Written request.
Using the material below, print a verbatim copy of every line from the one containing "Emit a LaTeX" through the one containing "(0,0) rectangle (1086,1280);", inclusive, and omit the pictures.

Lines of data
* Begin *
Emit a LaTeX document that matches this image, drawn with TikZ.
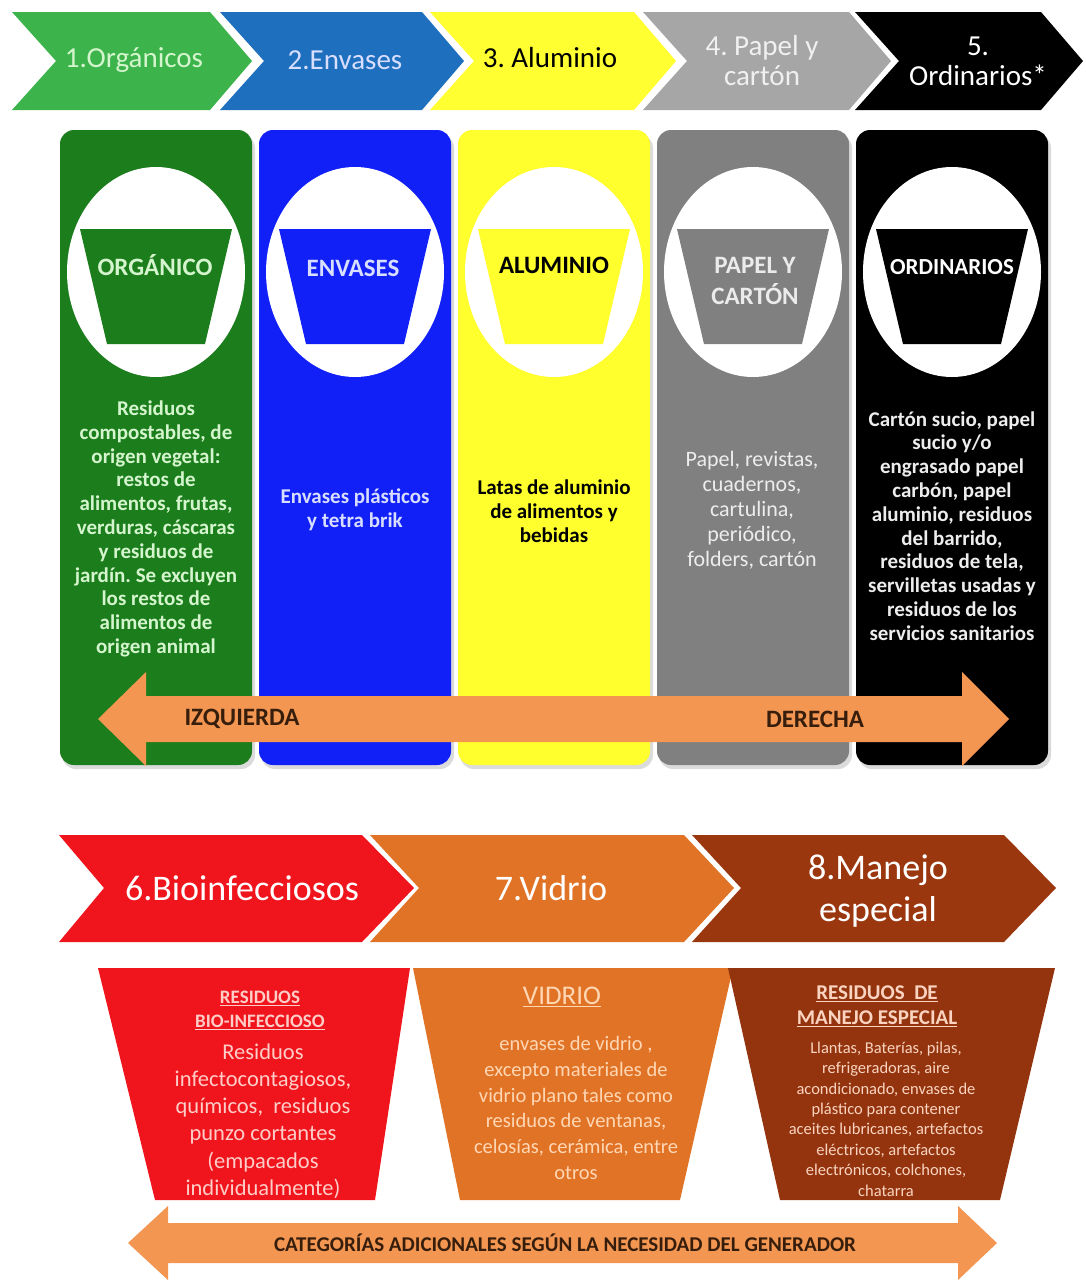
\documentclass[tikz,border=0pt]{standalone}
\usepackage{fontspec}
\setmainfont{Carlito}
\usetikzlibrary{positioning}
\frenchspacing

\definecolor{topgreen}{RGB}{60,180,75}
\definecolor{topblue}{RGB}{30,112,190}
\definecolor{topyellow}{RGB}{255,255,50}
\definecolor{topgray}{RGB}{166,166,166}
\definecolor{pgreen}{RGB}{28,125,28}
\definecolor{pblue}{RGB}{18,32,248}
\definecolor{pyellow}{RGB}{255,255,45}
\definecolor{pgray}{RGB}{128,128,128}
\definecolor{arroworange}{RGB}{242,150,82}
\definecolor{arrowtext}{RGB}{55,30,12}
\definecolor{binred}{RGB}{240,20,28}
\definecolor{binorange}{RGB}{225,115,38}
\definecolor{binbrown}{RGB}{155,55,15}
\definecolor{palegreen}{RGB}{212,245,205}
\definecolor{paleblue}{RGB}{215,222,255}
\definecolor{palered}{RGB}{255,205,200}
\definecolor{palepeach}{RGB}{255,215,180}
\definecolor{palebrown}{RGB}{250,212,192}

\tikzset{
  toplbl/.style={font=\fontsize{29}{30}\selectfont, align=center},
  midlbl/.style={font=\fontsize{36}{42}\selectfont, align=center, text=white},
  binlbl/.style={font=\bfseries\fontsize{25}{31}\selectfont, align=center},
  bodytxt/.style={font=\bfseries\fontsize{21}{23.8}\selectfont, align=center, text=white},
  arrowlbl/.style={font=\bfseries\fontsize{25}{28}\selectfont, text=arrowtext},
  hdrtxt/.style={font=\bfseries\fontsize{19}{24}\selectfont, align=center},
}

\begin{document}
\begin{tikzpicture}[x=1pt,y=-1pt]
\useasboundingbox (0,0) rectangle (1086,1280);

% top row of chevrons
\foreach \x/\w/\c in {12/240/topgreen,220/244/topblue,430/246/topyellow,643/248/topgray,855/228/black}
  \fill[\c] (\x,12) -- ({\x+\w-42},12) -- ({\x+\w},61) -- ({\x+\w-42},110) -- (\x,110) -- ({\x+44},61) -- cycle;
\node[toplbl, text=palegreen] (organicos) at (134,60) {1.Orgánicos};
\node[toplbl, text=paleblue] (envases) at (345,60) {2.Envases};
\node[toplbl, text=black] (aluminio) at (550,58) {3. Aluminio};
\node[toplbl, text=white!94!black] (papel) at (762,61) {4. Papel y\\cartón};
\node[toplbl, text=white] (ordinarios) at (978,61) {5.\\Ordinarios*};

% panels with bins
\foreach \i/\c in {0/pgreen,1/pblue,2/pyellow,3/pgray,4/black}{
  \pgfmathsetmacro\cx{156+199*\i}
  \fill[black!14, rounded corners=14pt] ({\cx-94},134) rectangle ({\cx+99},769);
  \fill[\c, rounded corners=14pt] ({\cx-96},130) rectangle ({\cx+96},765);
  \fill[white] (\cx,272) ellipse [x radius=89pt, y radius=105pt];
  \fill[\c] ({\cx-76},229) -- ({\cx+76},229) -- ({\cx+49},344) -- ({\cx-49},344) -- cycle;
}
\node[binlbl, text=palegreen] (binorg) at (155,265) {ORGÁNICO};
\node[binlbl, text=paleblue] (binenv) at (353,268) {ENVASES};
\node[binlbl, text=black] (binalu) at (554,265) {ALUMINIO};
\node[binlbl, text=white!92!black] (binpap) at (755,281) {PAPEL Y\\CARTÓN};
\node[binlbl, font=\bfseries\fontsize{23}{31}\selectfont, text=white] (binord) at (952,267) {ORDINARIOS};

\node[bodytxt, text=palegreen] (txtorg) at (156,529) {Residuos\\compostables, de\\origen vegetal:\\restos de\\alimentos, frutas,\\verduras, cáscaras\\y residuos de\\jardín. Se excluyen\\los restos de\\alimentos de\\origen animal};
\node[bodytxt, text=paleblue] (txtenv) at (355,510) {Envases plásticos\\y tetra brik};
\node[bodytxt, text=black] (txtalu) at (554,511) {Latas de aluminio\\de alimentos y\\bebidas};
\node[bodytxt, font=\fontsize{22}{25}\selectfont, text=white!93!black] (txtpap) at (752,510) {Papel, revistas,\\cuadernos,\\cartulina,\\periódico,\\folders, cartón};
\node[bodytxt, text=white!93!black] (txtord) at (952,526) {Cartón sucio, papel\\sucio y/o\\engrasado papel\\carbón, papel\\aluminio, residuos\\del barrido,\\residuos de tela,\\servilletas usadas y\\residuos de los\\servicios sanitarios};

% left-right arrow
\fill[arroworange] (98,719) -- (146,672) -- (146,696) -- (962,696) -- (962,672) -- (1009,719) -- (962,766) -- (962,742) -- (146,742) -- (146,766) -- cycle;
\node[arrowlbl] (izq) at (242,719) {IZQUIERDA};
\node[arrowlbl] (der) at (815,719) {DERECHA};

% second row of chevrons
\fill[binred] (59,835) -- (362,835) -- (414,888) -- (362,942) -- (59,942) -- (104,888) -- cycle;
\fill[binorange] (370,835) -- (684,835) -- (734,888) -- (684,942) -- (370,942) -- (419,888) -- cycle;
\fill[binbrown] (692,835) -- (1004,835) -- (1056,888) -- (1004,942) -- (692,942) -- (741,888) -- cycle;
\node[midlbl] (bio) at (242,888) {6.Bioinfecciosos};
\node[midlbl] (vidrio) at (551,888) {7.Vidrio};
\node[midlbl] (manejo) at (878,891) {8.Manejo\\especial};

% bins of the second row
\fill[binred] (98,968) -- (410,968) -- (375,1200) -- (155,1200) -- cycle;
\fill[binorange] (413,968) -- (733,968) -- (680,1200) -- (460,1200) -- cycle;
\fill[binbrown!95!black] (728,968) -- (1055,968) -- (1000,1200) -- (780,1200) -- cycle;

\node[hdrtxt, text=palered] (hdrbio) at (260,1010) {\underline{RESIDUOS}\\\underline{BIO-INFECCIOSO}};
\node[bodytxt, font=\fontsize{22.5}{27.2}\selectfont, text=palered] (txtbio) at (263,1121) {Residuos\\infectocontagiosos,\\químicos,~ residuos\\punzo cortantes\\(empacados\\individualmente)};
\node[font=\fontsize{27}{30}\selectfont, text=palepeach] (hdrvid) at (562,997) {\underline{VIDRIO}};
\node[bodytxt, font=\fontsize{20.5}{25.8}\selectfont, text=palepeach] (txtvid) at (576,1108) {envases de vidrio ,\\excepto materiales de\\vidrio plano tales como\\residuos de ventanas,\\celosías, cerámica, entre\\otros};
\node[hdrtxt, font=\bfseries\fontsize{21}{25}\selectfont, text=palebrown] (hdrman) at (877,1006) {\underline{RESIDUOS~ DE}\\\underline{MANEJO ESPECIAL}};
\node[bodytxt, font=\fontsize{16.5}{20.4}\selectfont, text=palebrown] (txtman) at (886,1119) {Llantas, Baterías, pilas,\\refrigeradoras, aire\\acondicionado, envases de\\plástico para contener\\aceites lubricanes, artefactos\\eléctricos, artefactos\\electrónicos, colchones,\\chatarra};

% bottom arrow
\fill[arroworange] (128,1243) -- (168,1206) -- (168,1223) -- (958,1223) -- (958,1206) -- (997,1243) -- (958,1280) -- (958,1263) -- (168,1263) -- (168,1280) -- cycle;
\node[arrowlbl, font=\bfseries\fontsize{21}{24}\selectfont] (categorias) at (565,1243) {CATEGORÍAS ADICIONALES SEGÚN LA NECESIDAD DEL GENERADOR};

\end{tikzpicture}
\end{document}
* End *
* Begin *
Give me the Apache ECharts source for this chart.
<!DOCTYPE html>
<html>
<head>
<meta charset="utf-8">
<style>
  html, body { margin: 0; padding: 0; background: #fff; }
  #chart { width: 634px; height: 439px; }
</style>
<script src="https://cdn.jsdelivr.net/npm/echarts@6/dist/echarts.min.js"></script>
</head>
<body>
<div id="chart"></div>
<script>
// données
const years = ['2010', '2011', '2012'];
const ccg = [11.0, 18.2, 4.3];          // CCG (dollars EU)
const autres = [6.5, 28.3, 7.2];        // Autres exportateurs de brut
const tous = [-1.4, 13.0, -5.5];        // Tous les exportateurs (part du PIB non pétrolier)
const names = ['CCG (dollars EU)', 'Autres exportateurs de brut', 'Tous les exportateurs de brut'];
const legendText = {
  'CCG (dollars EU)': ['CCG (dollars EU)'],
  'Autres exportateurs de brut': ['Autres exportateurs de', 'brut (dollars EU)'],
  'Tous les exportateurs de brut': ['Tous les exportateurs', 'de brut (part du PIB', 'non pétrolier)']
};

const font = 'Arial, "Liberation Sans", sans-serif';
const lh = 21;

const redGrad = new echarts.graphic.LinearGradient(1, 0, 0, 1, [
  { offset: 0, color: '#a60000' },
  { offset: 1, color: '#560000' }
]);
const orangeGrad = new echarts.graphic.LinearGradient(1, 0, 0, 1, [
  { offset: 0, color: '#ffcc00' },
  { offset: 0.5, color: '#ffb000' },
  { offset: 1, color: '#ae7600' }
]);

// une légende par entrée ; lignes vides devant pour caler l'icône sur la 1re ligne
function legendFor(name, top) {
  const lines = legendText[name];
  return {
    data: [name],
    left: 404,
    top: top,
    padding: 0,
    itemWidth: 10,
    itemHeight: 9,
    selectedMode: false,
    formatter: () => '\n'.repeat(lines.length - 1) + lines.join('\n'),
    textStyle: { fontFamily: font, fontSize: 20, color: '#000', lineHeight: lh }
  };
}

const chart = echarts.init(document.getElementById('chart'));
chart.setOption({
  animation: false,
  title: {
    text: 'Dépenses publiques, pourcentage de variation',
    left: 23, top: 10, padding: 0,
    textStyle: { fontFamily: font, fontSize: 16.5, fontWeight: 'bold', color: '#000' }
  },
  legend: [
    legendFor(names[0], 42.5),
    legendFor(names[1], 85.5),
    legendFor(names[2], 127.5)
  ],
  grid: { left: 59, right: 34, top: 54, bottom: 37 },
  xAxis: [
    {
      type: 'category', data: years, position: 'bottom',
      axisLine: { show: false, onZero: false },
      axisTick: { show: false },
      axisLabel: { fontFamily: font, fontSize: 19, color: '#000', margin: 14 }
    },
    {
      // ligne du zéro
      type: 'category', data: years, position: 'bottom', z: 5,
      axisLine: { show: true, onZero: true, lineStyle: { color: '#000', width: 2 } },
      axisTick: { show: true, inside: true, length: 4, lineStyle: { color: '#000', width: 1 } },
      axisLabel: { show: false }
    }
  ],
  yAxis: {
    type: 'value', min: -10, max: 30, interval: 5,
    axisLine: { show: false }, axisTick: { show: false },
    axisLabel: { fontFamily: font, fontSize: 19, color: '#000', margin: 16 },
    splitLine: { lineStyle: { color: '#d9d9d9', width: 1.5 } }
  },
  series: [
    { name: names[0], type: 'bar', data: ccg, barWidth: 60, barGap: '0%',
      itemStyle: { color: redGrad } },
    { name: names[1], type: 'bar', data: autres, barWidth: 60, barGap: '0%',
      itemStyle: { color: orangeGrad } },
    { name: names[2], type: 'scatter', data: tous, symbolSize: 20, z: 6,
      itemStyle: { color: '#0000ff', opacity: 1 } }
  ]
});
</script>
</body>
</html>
* End *
Answer to this problem.
Emit a LaTeX document that matches this image, drawn with TikZ.
\documentclass[tikz,border=0pt]{standalone}
\usepackage{fontspec}
\setmainfont{Carlito}
\usetikzlibrary{positioning}
\frenchspacing

\definecolor{topgreen}{RGB}{60,180,75}
\definecolor{topblue}{RGB}{30,112,190}
\definecolor{topyellow}{RGB}{255,255,50}
\definecolor{topgray}{RGB}{166,166,166}
\definecolor{pgreen}{RGB}{28,125,28}
\definecolor{pblue}{RGB}{18,32,248}
\definecolor{pyellow}{RGB}{255,255,45}
\definecolor{pgray}{RGB}{128,128,128}
\definecolor{arroworange}{RGB}{242,150,82}
\definecolor{arrowtext}{RGB}{55,30,12}
\definecolor{binred}{RGB}{240,20,28}
\definecolor{binorange}{RGB}{225,115,38}
\definecolor{binbrown}{RGB}{155,55,15}
\definecolor{palegreen}{RGB}{212,245,205}
\definecolor{paleblue}{RGB}{215,222,255}
\definecolor{palered}{RGB}{255,205,200}
\definecolor{palepeach}{RGB}{255,215,180}
\definecolor{palebrown}{RGB}{250,212,192}

\tikzset{
  toplbl/.style={font=\fontsize{29}{30}\selectfont, align=center},
  midlbl/.style={font=\fontsize{36}{42}\selectfont, align=center, text=white},
  binlbl/.style={font=\bfseries\fontsize{25}{31}\selectfont, align=center},
  bodytxt/.style={font=\bfseries\fontsize{21}{23.8}\selectfont, align=center, text=white},
  arrowlbl/.style={font=\bfseries\fontsize{25}{28}\selectfont, text=arrowtext},
  hdrtxt/.style={font=\bfseries\fontsize{19}{24}\selectfont, align=center},
}

\begin{document}
\begin{tikzpicture}[x=1pt,y=-1pt]
\useasboundingbox (0,0) rectangle (1086,1280);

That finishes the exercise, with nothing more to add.